Le goût est moins une supériorité de l'esprit qu'une délicatesse de l'âme.
Une excessive sensibilité témoigne plus de nerfs malades que de délicatesse de cœur.
L'étendue de l'esprit ne préjuge en rien sa profondeur.
L'imbécillité contemporaine détourne du présent les esprits délicats.
Une idée exprimée simplement s'expose toute nue à l'admiration ou aux outrages.
L'homme est un mystère pour la femme, la femme une énigme pour l'homme.
Pour être très fort en amour deux conditions sont nécessaires : espérer tout et n'ignorer rien.
La vie n'est ni un mal, ni un bien : c'est une nécessité heureuse ou malheureuse.
Il est préférable de vivre la vie que de vouloir la comprendre.
La vie est une attente perpétuelle de ce qui peut être.
Ceux qui vivent seuls sont des délicats de l'âme, mais des grossiers du cœur.

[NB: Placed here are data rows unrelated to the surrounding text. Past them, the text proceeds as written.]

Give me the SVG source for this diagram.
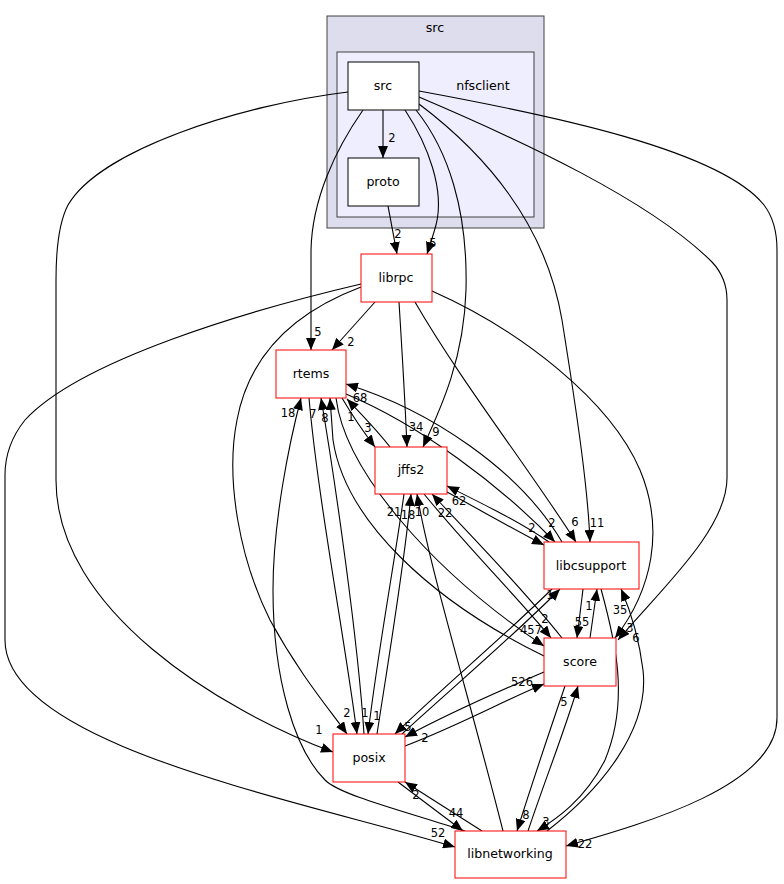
<svg xmlns="http://www.w3.org/2000/svg" width="784" height="884" viewBox="0 0 784 884">
<style>
.e{fill:none;stroke:#000;stroke-width:1.1;marker-end:url(#a)}
.n{fill:#fff;stroke:#ff0000;stroke-width:1}
.nb{fill:#fff;stroke:#000;stroke-width:1}
.t{font-family:"DejaVu Sans",sans-serif;font-size:12.6px;fill:#000;text-anchor:middle}
.l{font-family:"DejaVu Sans",sans-serif;font-size:11.5px;fill:#000;text-anchor:middle}
</style>
<defs>
<marker id="a" viewBox="0 0 12 10" refX="12" refY="5" markerWidth="12" markerHeight="10" markerUnits="userSpaceOnUse" orient="auto">
<path d="M0,0 L12,5 L0,10 z" fill="#000"/>
</marker>
</defs>
<rect width="784" height="884" fill="#fff"/>
<g id="cluster_src">
<rect x="327" y="16" width="217" height="212" fill="#ddddee" stroke="#404040"/>
<text class="t" x="435" y="32">src</text>
</g>
<g id="cluster_nfsclient">
<rect x="337" y="52" width="197" height="165" fill="#eeeeff" stroke="#404040"/>
<text class="t" x="483" y="90">nfsclient</text>
</g>
<g id="edges">
<path class="e" d="M383,110 L383,158"/>
<path class="e" d="M405,110 C428,145 445,190 436,225 C433,236 430,245 427,254"/>
<path class="e" d="M363,110 C335,150 312,200 311,250 L311,350"/>
<path class="e" d="M416,110 C448,150 468,210 466,290 C464,360 440,410 423,447"/>
<path class="e" d="M419,104 C480,150 545,220 562,320 C578,420 588,490 590,542"/>
<path class="e" d="M419,97 C520,140 650,200 712,262 Q727,278 727,300 L727,478 C727,530 660,590 618,640"/>
<path class="e" d="M419,91 C550,115 720,150 764,205 Q777,222 777,250 L777,718 C777,785 650,822 566,846"/>
<path class="e" d="M348,92 C240,105 100,150 68,205 Q56,228 56,280 L56,480 C56,610 220,710 333,752"/>
<path class="e" d="M388,206 L397,254"/>
<path class="e" d="M375,302 L332,350"/>
<path class="e" d="M399,302 C402,350 405,400 407,447"/>
<path class="e" d="M415,302 C460,380 530,470 576,542"/>
<path class="e" d="M432,291 C520,330 610,400 640,470 C665,530 652,590 615,638"/>
<path class="e" d="M361,287 C300,310 250,350 237,420 C225,480 240,560 270,620 C300,675 330,710 347,734"/>
<path class="e" d="M361,284 C250,310 80,360 25,420 Q5,445 5,475 L5,640 C5,745 300,800 455,847"/>
<path class="e" d="M342,398 C352,415 362,430 375,447"/>
<path class="e" d="M390,447 C377,430 362,415 347,399"/>
<path class="e" d="M562,542 C520,470 430,410 346,384"/>
<path class="e" d="M346,394 C420,425 500,485 555,542"/>
<path class="e" d="M447,492 C480,510 515,530 544,545"/>
<path class="e" d="M549,542 C520,522 485,505 447,486"/>
<path class="e" d="M364,734 C358,640 335,480 321,398"/>
<path class="e" d="M309,398 C318,500 345,640 357,734"/>
<path class="e" d="M404,494 C395,560 378,650 368,734"/>
<path class="e" d="M377,734 C390,650 405,560 411,494"/>
<path class="e" d="M503,831 C470,700 430,570 417,494"/>
<path class="e" d="M336,398 C345,470 430,570 544,646"/>
<path class="e" d="M544,656 C430,600 345,520 333,440 L330,398"/>
<path class="e" d="M424,494 C470,550 520,600 551,638"/>
<path class="e" d="M562,638 C520,585 470,535 432,494"/>
<path class="e" d="M583,589 L577,638"/>
<path class="e" d="M590,638 L597,589"/>
<path class="e" d="M601,589 C615,640 630,700 605,760 C585,800 555,820 537,831"/>
<path class="e" d="M547,831 C600,790 650,730 643,670 C638,630 628,605 621,589"/>
<path class="e" d="M565,686 C550,730 530,790 517,831"/>
<path class="e" d="M528,831 C545,780 565,730 578,686"/>
<path class="e" d="M405,746 C460,725 505,700 544,684"/>
<path class="e" d="M544,672 C490,695 440,718 405,737"/>
<path class="e" d="M552,589 C500,640 440,690 395,734"/>
<path class="e" d="M402,734 C450,690 520,630 560,589"/>
<path class="e" d="M398,782 L463,831"/>
<path class="e" d="M482,831 L405,782"/>
<path class="e" d="M465,831 C400,810 340,795 325,780 C295,750 273,680 273,590 C273,520 290,440 301,398"/>
</g>
<g id="edge_labels">
<text class="l" x="392" y="142">2</text>
<text class="l" x="398" y="238">2</text>
<text class="l" x="433" y="247">5</text>
<text class="l" x="318" y="336">5</text>
<text class="l" x="351" y="346">2</text>
<text class="l" x="360" y="402">68</text>
<text class="l" x="288" y="417">18</text>
<text class="l" x="313" y="418">7</text>
<text class="l" x="325" y="422">8</text>
<text class="l" x="351" y="421">1</text>
<text class="l" x="368" y="432">3</text>
<text class="l" x="416" y="431">34</text>
<text class="l" x="436" y="436">9</text>
<text class="l" x="394" y="516">21</text>
<text class="l" x="408" y="519">18</text>
<text class="l" x="422" y="516">10</text>
<text class="l" x="445" y="517">22</text>
<text class="l" x="459" y="505">62</text>
<text class="l" x="532" y="532">2</text>
<text class="l" x="552" y="527">2</text>
<text class="l" x="575" y="526">6</text>
<text class="l" x="597" y="527">11</text>
<text class="l" x="550" y="599">1</text>
<text class="l" x="589" y="610">1</text>
<text class="l" x="582" y="626">55</text>
<text class="l" x="620" y="614">35</text>
<text class="l" x="630" y="632">3</text>
<text class="l" x="636" y="642">6</text>
<text class="l" x="531" y="634">457</text>
<text class="l" x="545" y="623">2</text>
<text class="l" x="522" y="686">526</text>
<text class="l" x="564" y="706">5</text>
<text class="l" x="526" y="819">8</text>
<text class="l" x="546" y="826">3</text>
<text class="l" x="585" y="848">22</text>
<text class="l" x="456" y="817">44</text>
<text class="l" x="438" y="837">52</text>
<text class="l" x="416" y="799">2</text>
<text class="l" x="347" y="717">2</text>
<text class="l" x="365" y="717">1</text>
<text class="l" x="377" y="720">1</text>
<text class="l" x="408" y="731">5</text>
<text class="l" x="425" y="742">2</text>
<text class="l" x="319" y="734">1</text>
</g>
<g id="node_src"><rect class="nb" x="348" y="62" width="71" height="48"/><text class="t" x="383" y="90">src</text></g>
<g id="node_proto"><rect class="nb" x="348" y="158" width="71" height="48"/><text class="t" x="383" y="186">proto</text></g>
<g id="node_librpc"><rect class="n" x="361" y="254" width="71" height="48"/><text class="t" x="396" y="282">librpc</text></g>
<g id="node_rtems"><rect class="n" x="276" y="350" width="70" height="48"/><text class="t" x="311" y="378">rtems</text></g>
<g id="node_jffs2"><rect class="n" x="375" y="447" width="72" height="47"/><text class="t" x="411" y="474">jffs2</text></g>
<g id="node_libcsupport"><rect class="n" x="544" y="542" width="95" height="47"/><text class="t" x="591" y="570">libcsupport</text></g>
<g id="node_score"><rect class="n" x="544" y="638" width="72" height="48"/><text class="t" x="580" y="666">score</text></g>
<g id="node_posix"><rect class="n" x="333" y="734" width="72" height="48"/><text class="t" x="369" y="762">posix</text></g>
<g id="node_libnetworking"><rect class="n" x="455" y="831" width="111" height="47"/><text class="t" x="510" y="858">libnetworking</text></g>
</svg>
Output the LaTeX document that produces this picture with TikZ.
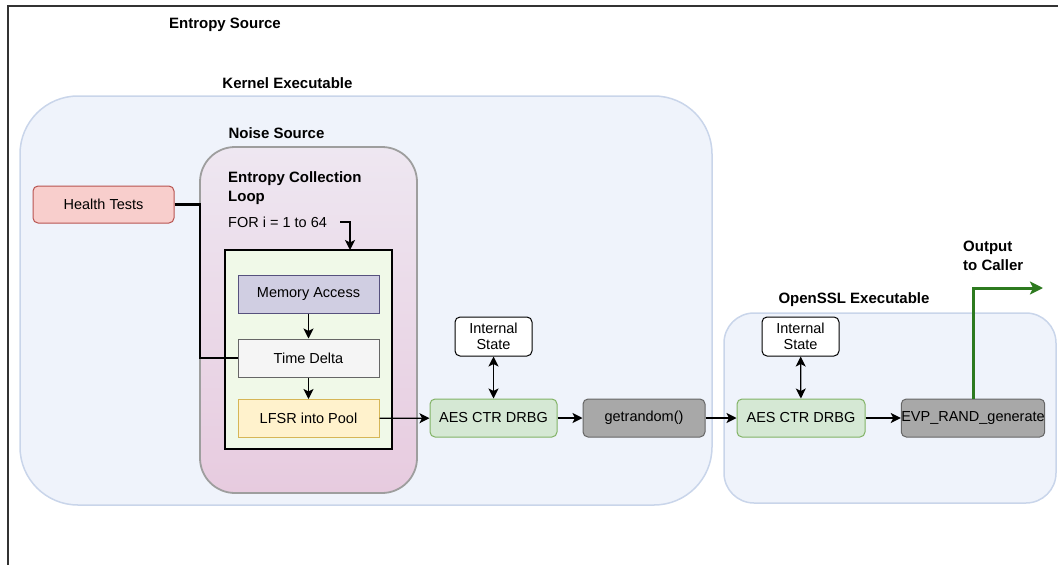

Il n'y a qu'une excuse à l'ingratitude, mais elle est bonne : C'est l'humiliation que l'on éprouve d'avoir été obligé.
On ne goûte pas toujours ce qu'on admire, et encore moins ce qu'on aime.
L'intégrité n'est la suprême habileté que quand on a l'habitude de la faire valoir.
Le sot se venge brutalement, l'homme d'esprit se venge avec raffinement, le chrétien se venge en pardonnant, le philosophe ne se venge pas.
Un caractère violent est un caractère faible.
On ne convie guère le public à sa vengeance, lorsque l'insulte a trop bien porté.
Les grands chrétiens croient moins en Dieu qu'au juste ; les petits chrétiens croient moins au juste qu'en Dieu.
Celui qui s'ennuie seul avec lui-même doit bien penser qu'il ennuie aussi les autres.
La beauté d'un sentiment nous illusionne souvent sur sa légitimité.